= Yuyang Commandery =

Chinese imperial commandery from the Qin to Tang dynasties

Yuyang Commandery (漁陽郡) was a commandery in imperial China from Qin dynasty to Tang dynasty. It was located in present-day Hebei province as well as Beijing and Tianjin municipalities.

The commandery was established by the state of Yan, and was so named because of its location to the north of the Yu River (now Chaobai River). The commandery was situated on the empire's northern frontier and played a major role in Qin and Han dynasties' defense against the Xiongnu and other northern peoples. In western Han dynasty, the commandery administered 12 counties, including Yuyang, Hunu (狐奴), Lu (路), Yongnu (雍奴), Quanzhou (泉州), Pinggu (平谷), Anle (安樂), Tixi (厗奚), Guangping (獷平), Yaoyang (要陽), Baitan (白檀) and Huayan (滑鹽), the last 3 of which were abolished during the eastern Han dynasty. The total number of households was 68,802 in 2 AD, while the population was 264,416. In 140 AD, the population was 435,740, and the households numbered 68,456. In Jin dynasty, the commandery was abolished and its land were incorporated into the Principality of Yan (燕國).

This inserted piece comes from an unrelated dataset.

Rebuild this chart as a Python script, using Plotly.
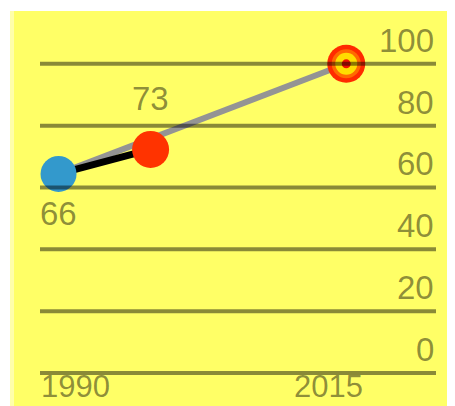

Yuyang Commandery was reestablished in Northern Wei from the former territories of Yuyang and Beiping Commanderies, with the seat at Lu (in present-day Beijing). It administered 6 counties, and the Book of Wei documented 6,984 households and a population of 29,670. The commandery was abolished in early Sui dynasty.

In Tang dynasty, Yuyang became an alternative name for Ji Prefecture (薊州). The seat was now in modern Ji County, Tianjin, while Lu County became part of You Prefecture (幽州), also known as Fanyang Commandery (范陽郡), in 627.